Advancing issues led decliners for a ninth consecutive session on Tuesday, with their advantage narrowing a little to seven-to-five from almost eight-to-five on Monday.

Overall activity, represented by dollar-volume levels, more than doubled on Tuesday after having fallen by 6% on Monday from the previous session.

Traders said the vast bulk of Tuesday's greatly expanded activity was trading in the new deals.

"It was almost entirely new issues, almost entirely," one of them said. Reminded of the fact that this had also been the case on Monday, he said, "That's what's going to happen - everybody and his brother is coming [with a new deal]. Everybody is lined up."

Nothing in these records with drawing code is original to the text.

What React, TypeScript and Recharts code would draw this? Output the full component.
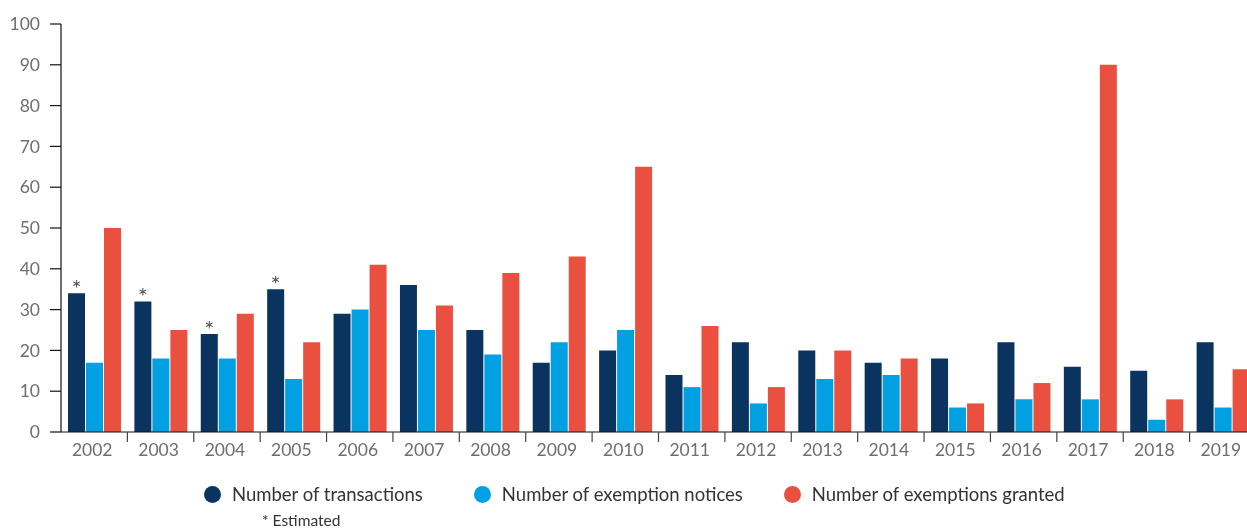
import { BarChart, Bar, XAxis, YAxis, Legend, LabelList } from 'recharts';

const years = ['2002', '2003', '2004', '2005', '2006', '2007', '2008', '2009', '2010', '2011', '2012', '2013', '2014', '2015', '2016', '2017', '2018', '2019'];
const transactions = [34, 32, 24, 35, 29, 36, 25, 17, 20, 14, 22, 20, 17, 18, 22, 16, 15, 22];
const notices = [17, 18, 18, 13, 30, 25, 19, 22, 25, 11, 7, 13, 14, 6, 8, 8, 3, 6];
const granted = [50, 25, 29, 22, 41, 31, 39, 43, 65, 26, 11, 20, 18, 7, 12, 90, 8, 15.4];
const estimated = [true, true, true, true, false, false, false, false, false, false, false, false, false, false, false, false, false, false];
const yTicks = [0, 10, 20, 30, 40, 50, 60, 70, 80, 90, 100];

const seriesKeys = ['transactions', 'notices', 'granted'];
const seriesNames = ['Number of transactions', 'Number of exemption notices', 'Number of exemptions granted'];
const seriesColors = ['#0B3360', '#00A0E2', '#E9503F'];

const data = years.map((year, i) => ({
  year,
  transactions: transactions[i],
  notices: notices[i],
  granted: granted[i],
  mark: estimated[i] ? '*' : '',
}));

const FONT = 'Lato, "Open Sans", sans-serif';
const TICK_COLOR = '#6e6e6e';

function YearTick(props: any) {
  const { x, y, payload, index, width, visibleTicksCount } = props;
  const band = width / visibleTicksCount;
  return (
    <g>
      {index > 0 && (
        <line x1={x - band / 2} x2={x - band / 2} y1={y} y2={y + 10} stroke="#444" strokeWidth={1.2} />
      )}
      <text x={x - 2} y={y + 24} textAnchor="middle" fill={TICK_COLOR} fontSize={17.5} fontFamily={FONT}>
        {payload.value}
      </text>
    </g>
  );
}

function renderLegend() {
  const gaps = [51, 41, 0];
  return (
    <div style={{ fontFamily: FONT, color: '#333' }}>
      <div style={{ display: 'flex', alignItems: 'center', paddingLeft: 196, height: 22 }}>
        {seriesNames.map((name, i) => (
          <div key={name} style={{ display: 'flex', alignItems: 'center', marginRight: gaps[i] }}>
            <span style={{ width: 17, height: 17, borderRadius: '50%', background: seriesColors[i], display: 'inline-block', marginRight: 11 }} />
            <span style={{ fontSize: 18.5, whiteSpace: 'nowrap' }}>{name}</span>
          </div>
        ))}
      </div>
      <div style={{ paddingLeft: 254, fontSize: 15.5, marginTop: 6, lineHeight: '18px' }}>* Estimated</div>
    </div>
  );
}

export default function App() {
  return (
    <div style={{ position: 'fixed', top: 8, left: 8, width: 1239, height: 520, overflow: 'hidden' }}>
      <BarChart
        width={1248}
        height={520}
        data={data}
        margin={{ top: 16, right: 0, left: 0, bottom: 66 }}
        barSize={17}
        barGap={1}
      >
        <XAxis
          dataKey="year"
          height={30}
          tickSize={0}
          tickMargin={0}
          tickLine={false}
          axisLine={{ stroke: '#111', strokeWidth: 1.2 }}
          tick={<YearTick />}
          interval={0}
        />
        <YAxis
          width={53}
          domain={[0, 100]}
          ticks={yTicks}
          tickSize={11}
          tickMargin={10}
          tickLine={{ stroke: '#111', strokeWidth: 1.2 }}
          axisLine={{ stroke: '#111', strokeWidth: 1.2 }}
          tick={{ fill: TICK_COLOR, fontSize: 17.5, fontFamily: FONT }}
        />
        <Legend
          layout="horizontal"
          verticalAlign="middle"
          align="center"
          content={renderLegend}
          wrapperStyle={{ top: 475, left: 0, width: 1248 }}
        />
        {seriesKeys.map((key, i) => (
          <Bar key={key} dataKey={key} name={seriesNames[i]} fill={seriesColors[i]} isAnimationActive={false}>
            {i === 0 && (
              <LabelList dataKey="mark" position="top" offset={-4} fill="#555" fontSize={24} fontFamily={FONT} />
            )}
          </Bar>
        ))}
      </BarChart>
    </div>
  );
}
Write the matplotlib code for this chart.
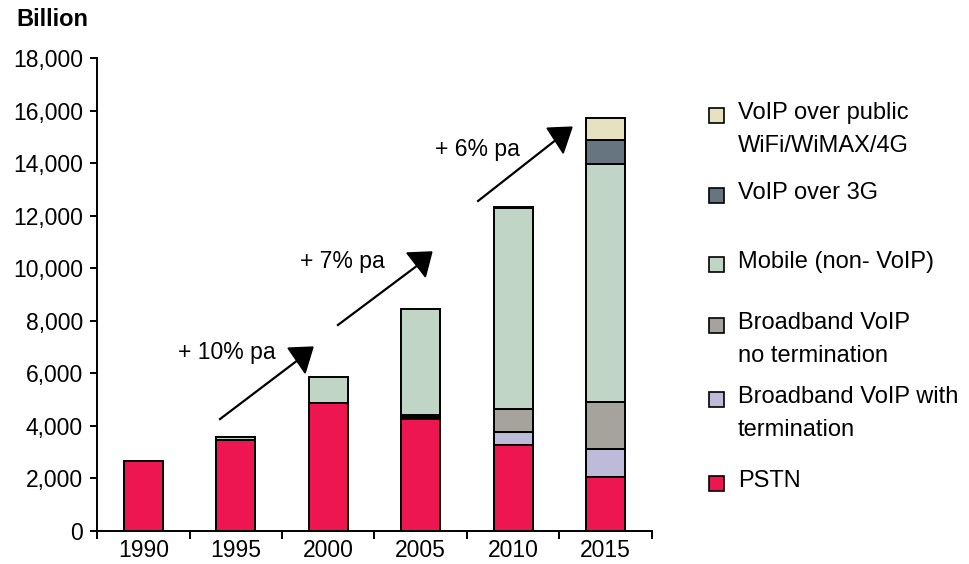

While seeing the new-issue-driven market "very strong," he added that "the only caveat would be" that major funds are likely "to start selling some of the stuff that has run quite a ways and maybe has tightened up against the curve."

A second noted, "The big story of the day is: the calendar continues to grow."

Unisys bonds continue gains

Among specific names having no new-deal connections, a trader said that "the name that's been on fire" is Unisys Corp., after several ratings agencies recently upgraded its debt.

He saw the Blue Bell, Pa.-based information technology company's 14¼% notes due 2015 having moved up to 118½ bid, 119½ offered, which he called up at least ¾ point to 1 point in the last week or so.

The company's 12½% notes due 2016 have moved up to 110¾ bid, 111¾ offered, up a point from recent levels, while its 8% notes due 2012 were trading up 1 point at a little above 103.